## Do this
Restate the records that follow word for word; no pictures should appear.

## Extracted information
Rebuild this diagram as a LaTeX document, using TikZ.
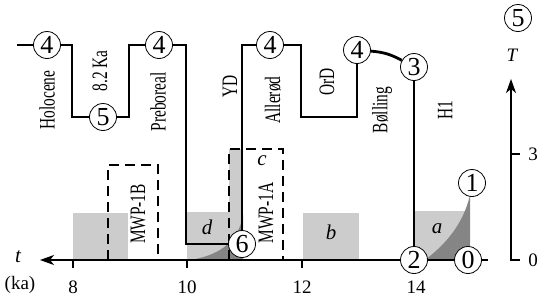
\documentclass[tikz,border=0pt]{standalone}
\usepackage{fontspec}
\setmainfont{Liberation Serif}
\usetikzlibrary{arrows.meta}
\begin{document}
\begin{tikzpicture}[x=1pt,y=-1pt,
  stage/.style={circle,draw,line width=0.8pt,fill=white,inner sep=0pt,minimum size=27pt,font=\fontsize{26}{26}\selectfont},
  period/.style={rotate=90,xscale=0.7,font=\fontsize{22}{22}\selectfont},
  trace/.style={line width=2.8pt},
  mwp/.style={line width=2.4pt,dash pattern=on 10pt off 6pt},
  axis/.style={line width=1.2pt},
  pale/.style={fill=black!20},
  deep/.style={fill=black!48},
  tip/.style={-{Stealth[length=14pt,width=10pt,inset=4pt]}}]
     \useasboundingbox (0,0) rectangle (550,300);
     % grey boxes
     \fill[pale] (73,213) rectangle (128,260);
     \fill[pale] (187,212) rectangle (243,260);
     \fill[pale] (229,149) rectangle (243,212);
     \fill[pale] (303,213) rectangle (359,260);
     \fill[pale] (414,211) rectangle (470,260);
     \fill[deep] (190,260) .. controls (215,256) and (238,245) .. (243,215) -- (243,260) -- cycle;
     \fill[deep] (425,260) .. controls (438,250) and (462,230) .. (470,195) -- (470,260) -- cycle;
     \node[font=\fontsize{21}{21}\selectfont\itshape] (la) at (437,229){a};
     \node[font=\fontsize{21}{21}\selectfont\itshape] (lb) at (331,232){b};
     \node[font=\fontsize{21}{21}\selectfont\itshape] (lc) at (262,161){c};
     \node[font=\fontsize{21}{21}\selectfont\itshape] (ld) at (207,227){d};
     % meltwater pulses
     \draw[mwp] (108,260) -- (108,165) -- (158,165) -- (158,260);
     \draw[mwp] (229,260) -- (229,149) -- (283,149) -- (283,260);
     \node[period] (mwpb) at (138,214){MWP-1B};
     \node[period] (mwpa) at (266,213){MWP-1A};
     % axes
     \coordinate (tend) at (40,260);
     \coordinate (Tend) at (511,79);
     \coordinate (Tfoot) at (520,260);
     \foreach \t/\x in {8/73,10/187,12/302,14/416}{
       \draw[axis] (\x,260) -- (\x,268);
       \node[font=\fontsize{19}{19}\selectfont] (tick\t) at (\x,287){\t};
     }
     \node[font=\fontsize{19}{19}\selectfont] (ka) at (20,285){(ka)};
     \node[font=\fontsize{21}{21}\selectfont\itshape] (tlab) at (18,257){t};
     \draw[axis] (511,154) -- (520,154);
     \draw[axis,tip] (Tfoot) -- (511,260) -- (Tend);
     \node[font=\fontsize{19}{19}\selectfont] (T3) at (533,154){3};
     \node[font=\fontsize{19}{19}\selectfont] (T0) at (533,260){0};
     \node[font=\fontsize{19}{19}\selectfont\itshape] (Tlab) at (512,55){T};
     % states
     \node[stage] (n4a) at (47,45){4};
     \node[stage] (n5a) at (103,117){5};
     \node[stage] (n4b) at (159,45){4};
     \node[stage] (n6) at (242,244){6};
     \node[stage] (n4c) at (270,45){4};
     \node[stage] (n4d) at (357,50){4};
     \node[stage] (n3) at (414,67){3};
     \node[stage] (n2) at (414,260){2};
     \node[stage] (n0) at (468,260){0};
     \node[stage] (n1) at (472,183){1};
     \node[stage] (n5T) at (518,18){5};
     \draw[axis,tip] (n2) -- (tend);
     \coordinate (head) at (17,45);
     \coordinate (tail) at (488,260);
     \draw[trace] (head) -- (n4a);
     \draw[trace] (n4a) -- ++(25,0) |- (n5a);
     \draw[trace] (n5a) -- ++(26,0) |- (n4b);
     \draw[trace] (n4b) -- ++(27,0) |- (n6);
     \draw[trace] (n6) |- (n4c);
     \draw[trace] (n4c) -- ++(31,0) -- ++(0,72) -| (n4d);
     \draw[trace] (n4d) to[bend left=12] (n3);
     \draw[trace] (n3) -- (n2);
     \draw[trace] (n2) -- (n0);
     \draw[trace] (n0) -- (tail);
     % periods
     \node[period] (holo) at (47,100){Holocene};
     \node[period] (ka82) at (100,71){8.2 Ka};
     \node[period] (preb) at (158,102){Preboreal};
     \node[period] (yd) at (230,86){YD};
     \node[period] (alle) at (273,100){Allerød};
     \node[period] (ord) at (327,82){OrD};
     \node[period] (boll) at (382,110){Bølling};
     \node[period] (hone) at (445,110){H1};
\end{tikzpicture}
\end{document}
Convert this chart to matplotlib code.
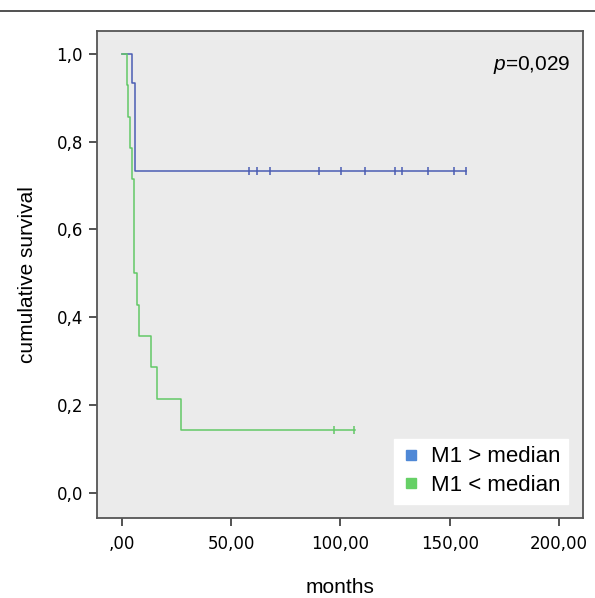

## The solution
Rebuild this diagram as a LaTeX document, using TikZ.
\documentclass[tikz,border=0pt]{standalone}
\usepackage{fontspec}
\setmainfont{Liberation Serif}
\usetikzlibrary{arrows.meta}
\begin{document}
\begin{tikzpicture}[x=1pt,y=-1pt,
  stage/.style={circle,draw,line width=0.8pt,fill=white,inner sep=0pt,minimum size=27pt,font=\fontsize{26}{26}\selectfont},
  period/.style={rotate=90,xscale=0.7,font=\fontsize{22}{22}\selectfont},
  trace/.style={line width=2.8pt},
  mwp/.style={line width=2.4pt,dash pattern=on 10pt off 6pt},
  axis/.style={line width=1.2pt},
  pale/.style={fill=black!20},
  deep/.style={fill=black!48},
  tip/.style={-{Stealth[length=14pt,width=10pt,inset=4pt]}}]
     \useasboundingbox (0,0) rectangle (550,300);
     % grey boxes
     \fill[pale] (73,213) rectangle (128,260);
     \fill[pale] (187,212) rectangle (243,260);
     \fill[pale] (229,149) rectangle (243,212);
     \fill[pale] (303,213) rectangle (359,260);
     \fill[pale] (414,211) rectangle (470,260);
     \fill[deep] (190,260) .. controls (215,256) and (238,245) .. (243,215) -- (243,260) -- cycle;
     \fill[deep] (425,260) .. controls (438,250) and (462,230) .. (470,195) -- (470,260) -- cycle;
     \node[font=\fontsize{21}{21}\selectfont\itshape] (la) at (437,229){a};
     \node[font=\fontsize{21}{21}\selectfont\itshape] (lb) at (331,232){b};
     \node[font=\fontsize{21}{21}\selectfont\itshape] (lc) at (262,161){c};
     \node[font=\fontsize{21}{21}\selectfont\itshape] (ld) at (207,227){d};
     % meltwater pulses
     \draw[mwp] (108,260) -- (108,165) -- (158,165) -- (158,260);
     \draw[mwp] (229,260) -- (229,149) -- (283,149) -- (283,260);
     \node[period] (mwpb) at (138,214){MWP-1B};
     \node[period] (mwpa) at (266,213){MWP-1A};
     % axes
     \coordinate (tend) at (40,260);
     \coordinate (Tend) at (511,79);
     \coordinate (Tfoot) at (520,260);
     \foreach \t/\x in {8/73,10/187,12/302,14/416}{
       \draw[axis] (\x,260) -- (\x,268);
       \node[font=\fontsize{19}{19}\selectfont] (tick\t) at (\x,287){\t};
     }
     \node[font=\fontsize{19}{19}\selectfont] (ka) at (20,285){(ka)};
     \node[font=\fontsize{21}{21}\selectfont\itshape] (tlab) at (18,257){t};
     \draw[axis] (511,154) -- (520,154);
     \draw[axis,tip] (Tfoot) -- (511,260) -- (Tend);
     \node[font=\fontsize{19}{19}\selectfont] (T3) at (533,154){3};
     \node[font=\fontsize{19}{19}\selectfont] (T0) at (533,260){0};
     \node[font=\fontsize{19}{19}\selectfont\itshape] (Tlab) at (512,55){T};
     % states
     \node[stage] (n4a) at (47,45){4};
     \node[stage] (n5a) at (103,117){5};
     \node[stage] (n4b) at (159,45){4};
     \node[stage] (n6) at (242,244){6};
     \node[stage] (n4c) at (270,45){4};
     \node[stage] (n4d) at (357,50){4};
     \node[stage] (n3) at (414,67){3};
     \node[stage] (n2) at (414,260){2};
     \node[stage] (n0) at (468,260){0};
     \node[stage] (n1) at (472,183){1};
     \node[stage] (n5T) at (518,18){5};
     \draw[axis,tip] (n2) -- (tend);
     \coordinate (head) at (17,45);
     \coordinate (tail) at (488,260);
     \draw[trace] (head) -- (n4a);
     \draw[trace] (n4a) -- ++(25,0) |- (n5a);
     \draw[trace] (n5a) -- ++(26,0) |- (n4b);
     \draw[trace] (n4b) -- ++(27,0) |- (n6);
     \draw[trace] (n6) |- (n4c);
     \draw[trace] (n4c) -- ++(31,0) -- ++(0,72) -| (n4d);
     \draw[trace] (n4d) to[bend left=12] (n3);
     \draw[trace] (n3) -- (n2);
     \draw[trace] (n2) -- (n0);
     \draw[trace] (n0) -- (tail);
     % periods
     \node[period] (holo) at (47,100){Holocene};
     \node[period] (ka82) at (100,71){8.2 Ka};
     \node[period] (preb) at (158,102){Preboreal};
     \node[period] (yd) at (230,86){YD};
     \node[period] (alle) at (273,100){Allerød};
     \node[period] (ord) at (327,82){OrD};
     \node[period] (boll) at (382,110){Bølling};
     \node[period] (hone) at (445,110){H1};
\end{tikzpicture}
\end{document}
Convert this chart to matplotlib code.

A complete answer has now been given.